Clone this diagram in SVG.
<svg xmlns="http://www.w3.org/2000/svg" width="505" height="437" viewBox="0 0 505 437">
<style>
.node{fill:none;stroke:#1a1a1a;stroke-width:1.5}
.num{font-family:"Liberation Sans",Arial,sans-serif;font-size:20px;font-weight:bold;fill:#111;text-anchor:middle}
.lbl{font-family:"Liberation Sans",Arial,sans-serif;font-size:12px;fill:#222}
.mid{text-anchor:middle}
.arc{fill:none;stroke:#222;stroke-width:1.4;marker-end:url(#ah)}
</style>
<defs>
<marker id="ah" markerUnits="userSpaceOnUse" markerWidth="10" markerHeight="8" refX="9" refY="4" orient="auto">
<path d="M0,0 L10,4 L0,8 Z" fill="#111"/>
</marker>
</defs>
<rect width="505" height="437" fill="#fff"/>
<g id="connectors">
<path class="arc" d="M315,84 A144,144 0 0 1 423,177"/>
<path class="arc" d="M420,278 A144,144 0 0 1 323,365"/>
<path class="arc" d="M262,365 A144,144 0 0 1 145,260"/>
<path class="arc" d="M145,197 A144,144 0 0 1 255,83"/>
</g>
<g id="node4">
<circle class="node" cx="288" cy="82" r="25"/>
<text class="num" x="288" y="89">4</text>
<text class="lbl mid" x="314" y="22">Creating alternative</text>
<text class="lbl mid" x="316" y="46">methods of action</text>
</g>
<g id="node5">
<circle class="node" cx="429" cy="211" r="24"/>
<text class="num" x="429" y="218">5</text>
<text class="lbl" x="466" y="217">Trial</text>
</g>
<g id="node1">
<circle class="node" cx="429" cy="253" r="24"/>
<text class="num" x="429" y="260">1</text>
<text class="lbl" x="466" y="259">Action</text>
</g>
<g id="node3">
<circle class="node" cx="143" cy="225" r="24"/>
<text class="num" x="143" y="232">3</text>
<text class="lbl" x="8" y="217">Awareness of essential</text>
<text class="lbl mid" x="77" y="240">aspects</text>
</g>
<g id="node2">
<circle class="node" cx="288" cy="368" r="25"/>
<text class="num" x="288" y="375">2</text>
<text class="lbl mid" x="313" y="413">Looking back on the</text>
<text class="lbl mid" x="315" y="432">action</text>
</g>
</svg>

#####

> _Task instructions_: Return the whole listing exactly, with every line included.

> _Reply to the exercise_:
Clone this diagram in SVG.
<svg xmlns="http://www.w3.org/2000/svg" width="505" height="437" viewBox="0 0 505 437">
<style>
.node{fill:none;stroke:#1a1a1a;stroke-width:1.5}
.num{font-family:"Liberation Sans",Arial,sans-serif;font-size:20px;font-weight:bold;fill:#111;text-anchor:middle}
.lbl{font-family:"Liberation Sans",Arial,sans-serif;font-size:12px;fill:#222}
.mid{text-anchor:middle}
.arc{fill:none;stroke:#222;stroke-width:1.4;marker-end:url(#ah)}
</style>
<defs>
<marker id="ah" markerUnits="userSpaceOnUse" markerWidth="10" markerHeight="8" refX="9" refY="4" orient="auto">
<path d="M0,0 L10,4 L0,8 Z" fill="#111"/>
</marker>
</defs>
<rect width="505" height="437" fill="#fff"/>
<g id="connectors">
<path class="arc" d="M315,84 A144,144 0 0 1 423,177"/>
<path class="arc" d="M420,278 A144,144 0 0 1 323,365"/>
<path class="arc" d="M262,365 A144,144 0 0 1 145,260"/>
<path class="arc" d="M145,197 A144,144 0 0 1 255,83"/>
</g>
<g id="node4">
<circle class="node" cx="288" cy="82" r="25"/>
<text class="num" x="288" y="89">4</text>
<text class="lbl mid" x="314" y="22">Creating alternative</text>
<text class="lbl mid" x="316" y="46">methods of action</text>
</g>
<g id="node5">
<circle class="node" cx="429" cy="211" r="24"/>
<text class="num" x="429" y="218">5</text>
<text class="lbl" x="466" y="217">Trial</text>
</g>
<g id="node1">
<circle class="node" cx="429" cy="253" r="24"/>
<text class="num" x="429" y="260">1</text>
<text class="lbl" x="466" y="259">Action</text>
</g>
<g id="node3">
<circle class="node" cx="143" cy="225" r="24"/>
<text class="num" x="143" y="232">3</text>
<text class="lbl" x="8" y="217">Awareness of essential</text>
<text class="lbl mid" x="77" y="240">aspects</text>
</g>
<g id="node2">
<circle class="node" cx="288" cy="368" r="25"/>
<text class="num" x="288" y="375">2</text>
<text class="lbl mid" x="313" y="413">Looking back on the</text>
<text class="lbl mid" x="315" y="432">action</text>
</g>
</svg>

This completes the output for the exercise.